Com o início do século XXI, estamos vivendo um desses raros intervalos na história. Um período em que a base tecnológica das nossas relações em sociedade está — e tudo indica que continuará por um bom tempo — imersa num intenso processo de transformações tecnológicas e culturais. Assim, de forma semelhante ao que aconteceu no século XIX, com a revolução industrial e o surgimento da produção em série mediada por máquinas, as novas tecnologias de informação e comunicação, em especial a internet, revolucionam os meios de comunicação humana, como também alicerçam transformações nas mais diversas áreas da vida em sociedade.
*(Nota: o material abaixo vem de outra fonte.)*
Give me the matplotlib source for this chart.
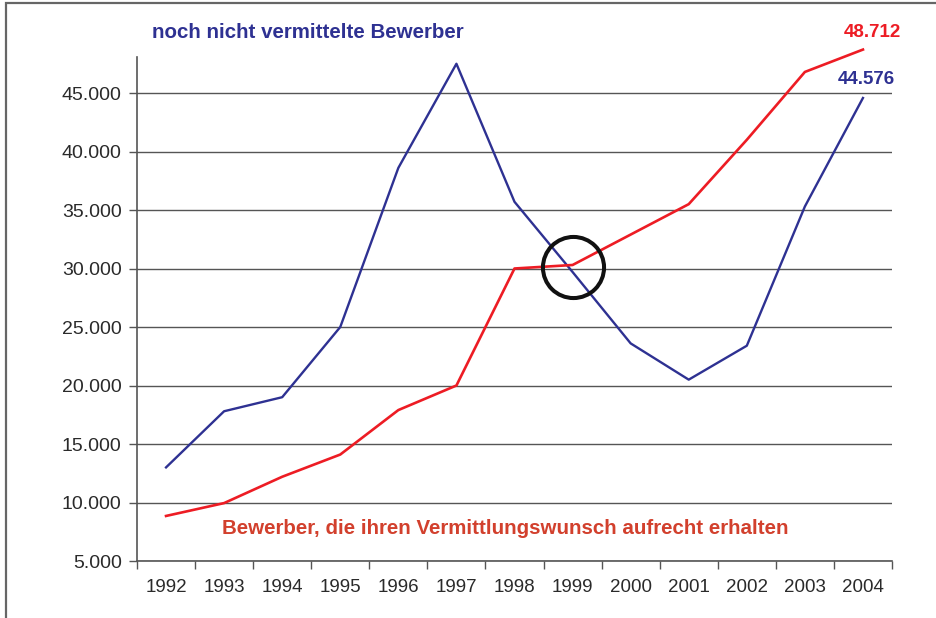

Tendo a liberdade de acesso, produção e compartilhamento de informações como um dos grandes princípios estruturantes, as mudanças propiciadas pelos liames digitais da internet representam até o surgimento de um novo paradigma tecnológico, de uma nova Era Pós-Industrial.
Contudo, cientistas sociais, como Manuel Castells e Fred Turner, nos lembram que não existem revoluções de natureza tecnológica que não sejam precedidas de transformações culturais. Como tecnologias revolucionárias têm que ser pensadas, elas não são o resultado de um simples processo técnico ou incremental, mas sim fruto de pensamentos libertários e subversivos que são, por exemplo, ligados a gestos de rebeldia e desobediência civil. Dentro desse entendimento, esses mesmos autores afirmam que existe uma relação estreita entre os movimentos de contracultura dos anos 60 e a cibercultura libertária dos nossos dias.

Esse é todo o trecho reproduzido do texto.